Design parameters for nitrogen removal by constructed wetlands treating mine waters and municipal wastewater under Nordic conditions
Kujala, Katharina; Karlsson, Teemu; Nieminen, Soile; Ronkanen, Anna-Kaisa (2019-01-14)
Katharina Kujala, Teemu Karlsson, Soile Nieminen, Anna-Kaisa Ronkanen, Design parameters for nitrogen removal by constructed wetlands treating mine waters and municipal wastewater under Nordic conditions, Science of The Total Environment, Volume 662, 2019, Pages 559-570, ISSN 0048-9697, https://doi.org/10.1016/j.scitotenv.2019.01.124
© 2019. This manuscript version is made available under the CC-BY-NC-ND 4.0 license http://creativecommons.org/licenses/by-nc-nd/4.0/.

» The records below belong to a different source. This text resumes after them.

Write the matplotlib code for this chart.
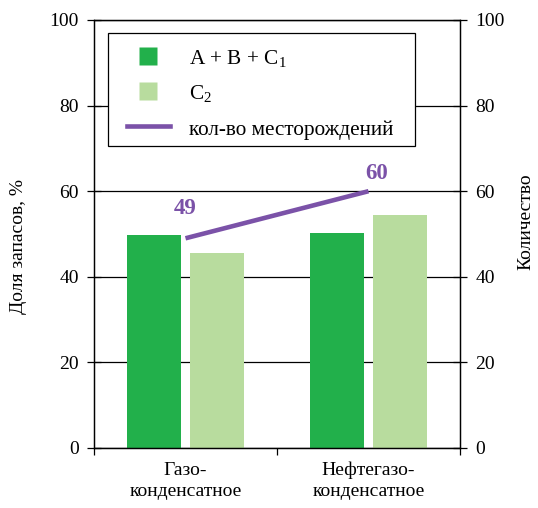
import matplotlib.pyplot as plt
import numpy as np
from matplotlib.lines import Line2D
from matplotlib.patches import Rectangle

plt.rcParams.update({
    'font.family': ['Liberation Serif', 'DejaVu Serif'],
    'mathtext.fontset': 'custom',
    'mathtext.rm': 'Liberation Serif',
    'mathtext.it': 'Liberation Serif:italic',
    'font.size': 14,
})

# данные
categories = ['Газо-\nконденсатное', 'Нефтегазо-\nконденсатное']
share_abc1 = [49.7, 50.2]
share_c2 = [45.6, 54.4]
fields_count = [49, 60]

col_abc1 = '#22B04B'
col_c2 = '#B8DC9E'
col_line = '#7B52A8'

W, H = 538, 508
fig = plt.figure(figsize=(W / 100, H / 100), dpi=100)
ax = fig.add_axes([94 / W, 1 - 448 / H, 366 / W, 428 / H])

x = np.arange(len(categories))
w = 0.29
off = 0.172
ax.bar(x - off, share_abc1, w, color=col_abc1, zorder=2)
ax.bar(x + off, share_c2, w, color=col_c2, zorder=2)

ax.set_xlim(-0.5, 1.5)
ax.set_ylim(0, 100)
ax.set_yticks(np.arange(0, 101, 20))
ax.grid(axis='y', color='black', linewidth=0.9, zorder=0)
ax.set_axisbelow(True)

# деления по границам категорий, подписи по центрам
ax.set_xticks([-0.5, 0.5, 1.5])
ax.set_xticklabels([])
ax.set_xticks(x, minor=True)
ax.set_xticklabels(categories, minor=True, linespacing=1.3)
ax.tick_params(axis='x', which='major', direction='out', length=5, width=0.9)
ax.tick_params(axis='x', which='minor', length=0, pad=10)
ax.tick_params(axis='y', direction='inout', length=10, width=0.9, pad=6)
for s in ax.spines.values():
    s.set_linewidth(0.9)
ax.set_ylabel('Доля запасов, %')
ax.yaxis.set_label_coords(-0.183, 0.47)

ax2 = ax.twinx()
ax2.set_ylim(0, 100)
ax2.set_yticks(np.arange(0, 101, 20))
ax2.tick_params(axis='y', direction='inout', length=10, width=0.9, pad=6)
ax2.plot(x, fields_count, color=col_line, linewidth=3.3, solid_capstyle='butt', zorder=3)
ax2.set_ylabel('Количество')
ax2.yaxis.set_label_coords(1.156, 0.528)
for s in ax2.spines.values():
    s.set_linewidth(0.9)

ax2.annotate(str(fields_count[0]), (x[0], fields_count[0]), xytext=(0, 14),
             textcoords='offset points', ha='center', va='bottom',
             color=col_line, fontweight='bold', fontsize=16.5)
ax2.annotate(str(fields_count[1]), (x[1], fields_count[1]), xytext=(6, 5),
             textcoords='offset points', ha='center', va='bottom',
             color=col_line, fontweight='bold', fontsize=16.5)

# рамка легенды поверх линий сетки
frame = Rectangle((108 / W, 1 - 146 / H), 307 / W, 113 / H, transform=fig.transFigure,
                  facecolor='white', edgecolor='black', linewidth=0.9, zorder=4)
ax2.add_patch(frame)

handles = [
    Line2D([0], [0], linestyle='none', marker='s', markersize=13.5,
           markerfacecolor=col_abc1, markeredgecolor='none'),
    Line2D([0], [0], linestyle='none', marker='s', markersize=13.5,
           markerfacecolor=col_c2, markeredgecolor='none'),
    Line2D([0], [0], color=col_line, linewidth=3.3),
]
labels = ['A + B + C$_1$', 'C$_2$', 'кол-во месторождений']
leg = ax2.legend(handles, labels, loc='upper left',
                 bbox_to_anchor=(108 / W, 1 - 28 / H),
                 bbox_transform=fig.transFigure, frameon=False,
                 borderpad=0.9, labelspacing=0.64,
                 handlelength=2.0, handleheight=1.0, handletextpad=0.9,
                 borderaxespad=0, fontsize=15.3)
leg.set_zorder(5)

fig.savefig('out.png', dpi=100)
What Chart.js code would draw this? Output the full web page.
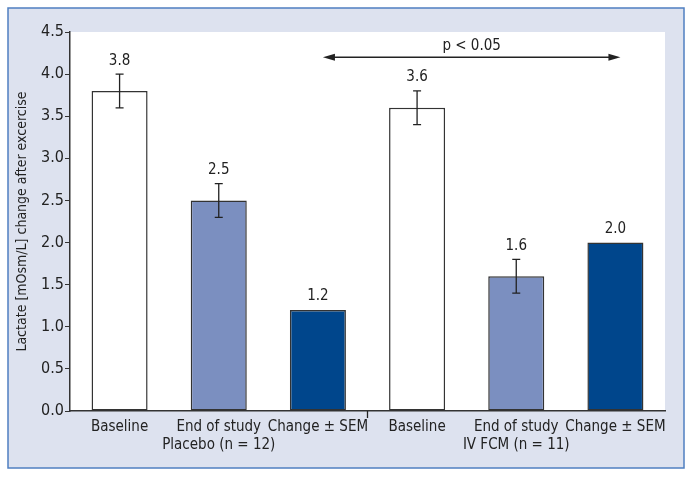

https://creativecommons.org/licenses/by-nc-nd/4.0/
https://urn.fi/URN:NBN:fi-fe2019061220230
Tiivistelmä
Abstract
Nitrogen (N) loads from municipal and mine wastewater discharges typically increase N concentrations in recipient water bodies which should get more attention especially in cold-climate regions. This study compared N removal efficiency of six constructed wetlands (CWs) treating mine waters and three CWs polishing municipal wastewater. There were clear impacts of point source N loading to recipient water bodies in all cases studied and >300-fold increase in N was seen in some cases. First-order N removal coefficient was determined for seven of these CWs. All CWs studied were observed to remove N efficiently during the warm growing season but the amount of N released increased significantly during the cold season. Although some year-round purification was achieved by both peat-based and pond-type CWs, removal of nitrate + nitrite-N ((NO3− + NO2−)-N) was low during winter. The first-order N removal coefficient varied from 4.9 · 10−6 to 1.9 · 10−3 d−1 and showed that peat-based CWs were slightly more efficient in N removal than pond-type CWs. However, purification efficiency was steadier and higher for pond-type CWs, as lower hydraulic load or longer water residence time compensated for purification performance. Pond-type CWs showed mean removal efficiency of 59% and 46% for ammonium-N (NH4+-N) and (NO3− + NO2−)-N, respectively, whereas peatland-type CWs had lower removal efficiency for NH4+-N (mean of 26%) and in many cases negative removal for (NO3− + NO2−)-N. Correlation analysis revealed no clear, systematic relationship between temperature and N removal. However, in some CWs the highest correlation was between temperature and (NO3− + NO2−)-N, reflecting lower denitrification rate at lower temperature. More than 50% removal was found to require a hydraulic load below 10 mm d−1. In order to achieve 70% of NH4+-N removal, Ntot load lower than 75 g m−2 year−1 and a residence time longer than 80 d are needed in CWs in cold-climate regions.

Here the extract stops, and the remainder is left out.